What’s really going on

We aren’t just merging on shared keys; we’re performing a two-key lookup with a computed key. For each row, the correct Funding cell is the one where the ID matches and the Year in the funding table equals the row’s Year_Output minus two. Because the tables hold multiple years per ID, a naive merge won’t resolve the “N-2” condition unless we materialize the offset year and then select the single matching cell.

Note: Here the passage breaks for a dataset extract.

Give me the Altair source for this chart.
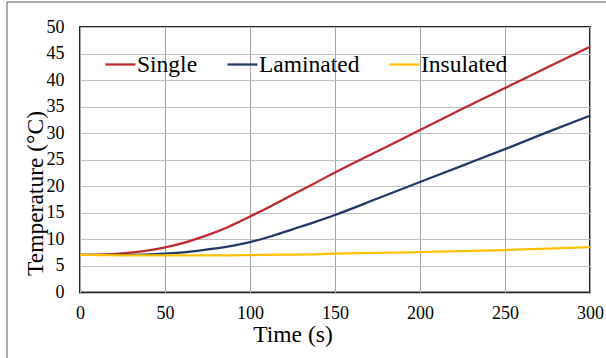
import altair as alt
import pandas as pd

# Heating curves for three wall constructions
time_s = [0, 12.5, 25, 37.5, 50, 62.5, 75, 87.5, 100, 112.5, 125, 137.5, 150,
          175, 200, 225, 250, 275, 300]
single = [7.1, 7.15, 7.35, 7.8, 8.5, 9.5, 10.8, 12.4, 14.3, 16.3, 18.4, 20.5, 22.6,
          26.6, 30.6, 34.6, 38.5, 42.4, 46.3]
laminated = [7.1, 7.1, 7.1, 7.15, 7.3, 7.6, 8.1, 8.7, 9.5, 10.6, 11.9, 13.2, 14.6,
             17.7, 20.8, 23.9, 27.0, 30.2, 33.3]
insulated = [7.1, 7.05, 7.0, 7.0, 7.0, 7.0, 7.0, 7.0, 7.05, 7.1, 7.15, 7.2, 7.3,
             7.45, 7.6, 7.8, 8.0, 8.25, 8.55]

series_names = ["Single", "Laminated", "Insulated"]
series_colors = ["#C1272D", "#1F3864", "#FFC000"]
x_ticks = [0, 50, 100, 150, 200, 250, 300]
y_ticks = [0, 5, 10, 15, 20, 25, 30, 35, 40, 45, 50]

FONT = "Liberation Serif"

rows = []
for name, vals in zip(series_names, [single, laminated, insulated]):
    for t, v in zip(time_s, vals):
        rows.append({"time": t, "temp": v, "series": name})
df = pd.DataFrame(rows)

x_enc = alt.X(
    "time:Q",
    scale=alt.Scale(domain=[0, 300], nice=False),
    axis=alt.Axis(
        values=x_ticks, title="Time (s)", grid=True, gridColor="#a6a6a6", gridWidth=1,
        labelPadding=12, labelFlush=False, titleX=212.5, titleY=48.5, titleAlign="center",
        titleBaseline="alphabetic",
    ),
)
y_enc = alt.Y(
    "temp:Q",
    scale=alt.Scale(domain=[0, 50], nice=False),
    axis=alt.Axis(
        values=y_ticks, title="Temperature (°C)", grid=True, gridColor="#bfbfbf", gridWidth=1,
        labelPadding=16, labelFlush=False, titleAngle=270, titleX=-38, titleY=166,
        titleAlign="center", titleBaseline="alphabetic",
    ),
)
color_enc = alt.Color(
    "series:N",
    scale=alt.Scale(domain=series_names, range=series_colors),
    legend=alt.Legend(
        title=None, orient="none", legendX=24, legendY=21, direction="horizontal",
        columns=3, symbolType="stroke", symbolSize=900, symbolStrokeWidth=2.25,
        columnPadding=25, labelOffset=0, padding=0,
    ),
)

layers = []
for name in series_names:
    layers.append(
        alt.Chart(df)
        .transform_filter(alt.datum.series == name)
        .mark_line(strokeWidth=2.25, interpolate="monotone")
        .encode(x=x_enc, y=y_enc, color=color_enc)
    )

# Outer figure frame (left and top edges)
frame = alt.Data(values=[{}])
frame_left = alt.Chart(frame).mark_rule(color="#595959", strokeWidth=1).encode(
    x=alt.value(-73), y=alt.value(-25), y2=alt.value(331)
)
frame_top = alt.Chart(frame).mark_rule(color="#595959", strokeWidth=1).encode(
    x=alt.value(-73), x2=alt.value(526), y=alt.value(-25)
)

chart = (
    alt.layer(*layers, frame_left, frame_top)
    .properties(
        width=510, height=265.5, autosize="none",
        padding={"left": 80, "top": 27, "right": 16, "bottom": 65.5},
        background="white",
    )
    .configure(font=FONT)
    .configure_axis(
        domain=False, ticks=False, labelFont=FONT, labelFontSize=18, labelColor="black",
        titleFont=FONT, titleFontSize=23.5, titleFontWeight="normal", titleColor="black",
    )
    .configure_legend(labelFont=FONT, labelFontSize=23.5, labelColor="black")
    .configure_view(stroke="#262626", strokeWidth=2)
)

chart.save("out.html", embed_options={"renderer": "svg", "actions": False})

Solution: row-wise lookup with apply

A clear way to express this logic is a row-wise resolver that fetches the exact Funding value by ID and Year_Funding. The code below preserves the program’s behavior and fills the Funding column with the right cell from the funding table.

def pick_funding(rec):
    return fund_tbl.loc[
        (fund_tbl['ID'] == rec['ID']) & (fund_tbl['Year'] == rec['Year_Funding']),
        'Funding'
    ].squeeze()
combined_base['Funding'] = combined_base.apply(pick_funding, axis=1)
# Optional: select and order relevant columns for display
final_view = combined_base[[
    'Name', 'ID', 'Year_Output', 'Output', 'Year_Funding', 'Funding'
]]

This approach works because each row computes its own Year_Funding and then pulls precisely one value from the funding table. The squeeze call collapses the single-element selection into a scalar, which is convenient when assigning back into a column.

Why it’s useful to know

Time-lagged relationships across multiple tables appear in many analytical pipelines. When offsets differ per metric, you need an explicit mapping between the anchor year and the lookup year before you can combine data. Understanding that you’re dealing with a computed join key prevents accidental many-to-many merges and ensures you always bring in the correct cell for each row.

Wrap-up

Anchor your combined frame on the Output year, compute the offset year for Funding, and then resolve the correct value by matching on ID and the computed year. The same pattern extends to other lagged metrics, provided their source tables share the same ID and Year structure. This keeps the logic readable and the joins precise, even when each source holds multiple years per entity.